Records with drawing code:

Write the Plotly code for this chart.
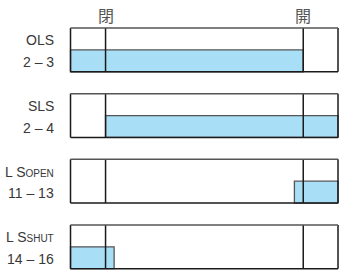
import plotly.graph_objects as go

# ---- data ----
signal_names = ["OLS", "SLS",
                "L S<span style='font-size:10px'>OPEN</span>",
                "L S<span style='font-size:10px'>SHUT</span>"]
pin_labels = ["2 – 3", "2 – 4", "11 – 13", "14 – 16"]
on_start = [0.0, 13.1, 83.7, 0.0]
on_end = [87.0, 100.0, 100.0, 16.3]
event_labels = ["閉", "開"]
event_x = [13.1, 87.0]

X_END = 100.0
PITCH = 1.5      # row pitch (box height = 1)
FILL = "#a9def7"
INK = "#1a1a1a"
TXT = "#383838"

fig = go.Figure()
shapes = []
annotations = []

for i, name in enumerate(signal_names):
    top = i * PITCH
    bot = top + 1
    mid = top + 0.5
    shapes.append(dict(type="rect", xref="x", yref="y", x0=0, x1=X_END, y0=top, y1=bot,
                       fillcolor="white", line=dict(width=0), layer="above"))
    shapes.append(dict(type="rect", xref="x", yref="y", x0=on_start[i], x1=on_end[i],
                       y0=mid, y1=bot, fillcolor=FILL,
                       line=dict(color="#555", width=1.3), layer="above"))
    for ex in event_x:
        shapes.append(dict(type="line", xref="x", yref="y", x0=ex, x1=ex, y0=top, y1=bot,
                           line=dict(color=INK, width=1.5), layer="above"))
    shapes.append(dict(type="line", xref="x", yref="y", x0=0, x1=0, y0=top, y1=bot,
                       line=dict(color=INK, width=1.5), layer="above"))
    shapes.append(dict(type="line", xref="x", yref="y", x0=X_END, x1=X_END, y0=top, y1=bot,
                       line=dict(color=INK, width=1.5), layer="above"))
    shapes.append(dict(type="line", xref="x", yref="y", x0=0, x1=X_END, y0=bot, y1=bot,
                       line=dict(color=INK, width=1.5), layer="above"))
    shapes.append(dict(type="line", xref="x", yref="y", x0=0, x1=X_END, y0=top, y1=top,
                       line=dict(color="#555", width=1.5), layer="above"))
    annotations.append(dict(x=-5.3, y=top + 0.28, xref="x", yref="y", text=name,
                            showarrow=False, xanchor="right", yanchor="middle",
                            font=dict(family="Liberation Sans, Arial", size=14, color=TXT)))
    annotations.append(dict(x=-5.3, y=top + 0.78, xref="x", yref="y", text=pin_labels[i],
                            showarrow=False, xanchor="right", yanchor="middle",
                            font=dict(family="Liberation Sans, Arial", size=14, color=TXT)))

for lab, ex in zip(event_labels, event_x):
    annotations.append(dict(x=ex, y=-0.3, xref="x", yref="y", text=lab, showarrow=False,
                            xanchor="center", yanchor="middle",
                            font=dict(family="Noto Sans CJK JP", size=16, color="#555")))

fig.update_layout(
    width=339, height=270,
    margin=dict(l=0, r=0, t=0, b=0),
    paper_bgcolor="white", plot_bgcolor="white",
    shapes=shapes, annotations=annotations,
    showlegend=False,
    xaxis=dict(range=[-26.36, 100.37], visible=False, fixedrange=True),
    yaxis=dict(range=[5.53, -0.64], visible=False, fixedrange=True),
)

fig.write_html("out.html", config={"displayModeBar": False},
               post_script="document.body.style.margin='0';")
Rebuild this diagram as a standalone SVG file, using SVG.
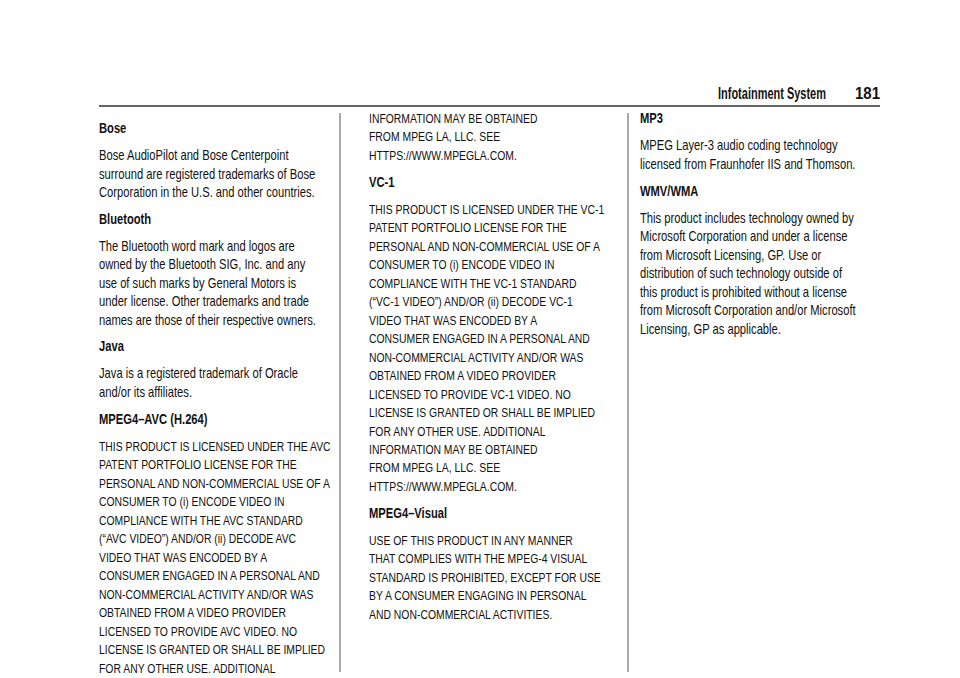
<svg xmlns="http://www.w3.org/2000/svg" width="960" height="678" viewBox="0 0 960 678">
<style>
text{font-family:"Liberation Sans",Arial,sans-serif;fill:#111}
.l{font-size:14px}
.u{font-size:13px}
.h{font-size:14px;font-weight:bold}
.hd{font-size:17px;font-weight:bold}
</style>
<rect width="960" height="678" fill="#fff"/>
<g id="header">
<text class="hd" x="718" y="99" textLength="108" lengthAdjust="spacingAndGlyphs">Infotainment System</text>
<text class="hd" x="855" y="99" textLength="25" lengthAdjust="spacingAndGlyphs">181</text>
<line x1="99" y1="106" x2="880" y2="106" stroke="#333" stroke-width="1.5"/>
<line x1="340" y1="113" x2="340" y2="672" stroke="#555" stroke-width="1"/>
<line x1="628" y1="113" x2="628" y2="672" stroke="#555" stroke-width="1"/>
</g>
<g id="col1" transform="translate(99,0) scale(0.8,1)">
<text class="h" y="133">Bose</text>
<text class="l" y="160">Bose AudioPilot and Bose Centerpoint</text>
<text class="l" y="179">surround are registered trademarks of Bose</text>
<text class="l" y="197">Corporation in the U.S. and other countries.</text>
<text class="h" y="224">Bluetooth</text>
<text class="l" y="251">The Bluetooth word mark and logos are</text>
<text class="l" y="269">owned by the Bluetooth SIG, Inc. and any</text>
<text class="l" y="288">use of such marks by General Motors is</text>
<text class="l" y="306">under license. Other trademarks and trade</text>
<text class="l" y="325">names are those of their respective owners.</text>
<text class="h" y="351">Java</text>
<text class="l" y="378">Java is a registered trademark of Oracle</text>
<text class="l" y="397">and/or its affiliates.</text>
<text class="h" y="424">MPEG4–AVC (H.264)</text>
<text class="u" y="451">THIS PRODUCT IS LICENSED UNDER THE AVC</text>
<text class="u" y="469">PATENT PORTFOLIO LICENSE FOR THE</text>
<text class="u" y="488">PERSONAL AND NON-COMMERCIAL USE OF A</text>
<text class="u" y="506">CONSUMER TO (i) ENCODE VIDEO IN</text>
<text class="u" y="525">COMPLIANCE WITH THE AVC STANDARD</text>
<text class="u" y="543">(“AVC VIDEO”) AND/OR (ii) DECODE AVC</text>
<text class="u" y="562">VIDEO THAT WAS ENCODED BY A</text>
<text class="u" y="580">CONSUMER ENGAGED IN A PERSONAL AND</text>
<text class="u" y="599">NON-COMMERCIAL ACTIVITY AND/OR WAS</text>
<text class="u" y="617">OBTAINED FROM A VIDEO PROVIDER</text>
<text class="u" y="636">LICENSED TO PROVIDE AVC VIDEO. NO</text>
<text class="u" y="654">LICENSE IS GRANTED OR SHALL BE IMPLIED</text>
<text class="u" y="673">FOR ANY OTHER USE. ADDITIONAL</text>
</g>
<g id="col2" transform="translate(369,0) scale(0.8,1)">
<text class="u" y="123">INFORMATION MAY BE OBTAINED</text>
<text class="u" y="141">FROM MPEG LA, LLC. SEE</text>
<text class="u" y="160">HTTPS://WWW.MPEGLA.COM.</text>
<text class="h" y="187">VC-1</text>
<text class="u" y="214">THIS PRODUCT IS LICENSED UNDER THE VC-1</text>
<text class="u" y="232">PATENT PORTFOLIO LICENSE FOR THE</text>
<text class="u" y="251">PERSONAL AND NON-COMMERCIAL USE OF A</text>
<text class="u" y="269">CONSUMER TO (i) ENCODE VIDEO IN</text>
<text class="u" y="288">COMPLIANCE WITH THE VC-1 STANDARD</text>
<text class="u" y="306">(“VC-1 VIDEO”) AND/OR (ii) DECODE VC-1</text>
<text class="u" y="325">VIDEO THAT WAS ENCODED BY A</text>
<text class="u" y="343">CONSUMER ENGAGED IN A PERSONAL AND</text>
<text class="u" y="362">NON-COMMERCIAL ACTIVITY AND/OR WAS</text>
<text class="u" y="380">OBTAINED FROM A VIDEO PROVIDER</text>
<text class="u" y="399">LICENSED TO PROVIDE VC-1 VIDEO. NO</text>
<text class="u" y="417">LICENSE IS GRANTED OR SHALL BE IMPLIED</text>
<text class="u" y="436">FOR ANY OTHER USE. ADDITIONAL</text>
<text class="u" y="454">INFORMATION MAY BE OBTAINED</text>
<text class="u" y="472">FROM MPEG LA, LLC. SEE</text>
<text class="u" y="491">HTTPS://WWW.MPEGLA.COM.</text>
<text class="h" y="518">MPEG4–Visual</text>
<text class="u" y="545">USE OF THIS PRODUCT IN ANY MANNER</text>
<text class="u" y="563">THAT COMPLIES WITH THE MPEG-4 VISUAL</text>
<text class="u" y="582">STANDARD IS PROHIBITED, EXCEPT FOR USE</text>
<text class="u" y="600">BY A CONSUMER ENGAGING IN PERSONAL</text>
<text class="u" y="619">AND NON-COMMERCIAL ACTIVITIES.</text>
</g>
<g id="col3" transform="translate(640,0) scale(0.8,1)">
<text class="h" y="123">MP3</text>
<text class="l" y="150">MPEG Layer-3 audio coding technology</text>
<text class="l" y="169">licensed from Fraunhofer IIS and Thomson.</text>
<text class="h" y="196">WMV/WMA</text>
<text class="l" y="223">This product includes technology owned by</text>
<text class="l" y="241">Microsoft Corporation and under a license</text>
<text class="l" y="260">from Microsoft Licensing, GP. Use or</text>
<text class="l" y="278">distribution of such technology outside of</text>
<text class="l" y="297">this product is prohibited without a license</text>
<text class="l" y="315">from Microsoft Corporation and/or Microsoft</text>
<text class="l" y="334">Licensing, GP as applicable.</text>
</g>
</svg>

• **What to work on**: Leave out any pictures and return exactly the lines from the beginning of the data through the line with "event_x = [13.1, 87.0]", inclusive.

• **Output for this task**:
Write the Plotly code for this chart.
import plotly.graph_objects as go

# ---- data ----
signal_names = ["OLS", "SLS",
                "L S<span style='font-size:10px'>OPEN</span>",
                "L S<span style='font-size:10px'>SHUT</span>"]
pin_labels = ["2 – 3", "2 – 4", "11 – 13", "14 – 16"]
on_start = [0.0, 13.1, 83.7, 0.0]
on_end = [87.0, 100.0, 100.0, 16.3]
event_labels = ["閉", "開"]
event_x = [13.1, 87.0]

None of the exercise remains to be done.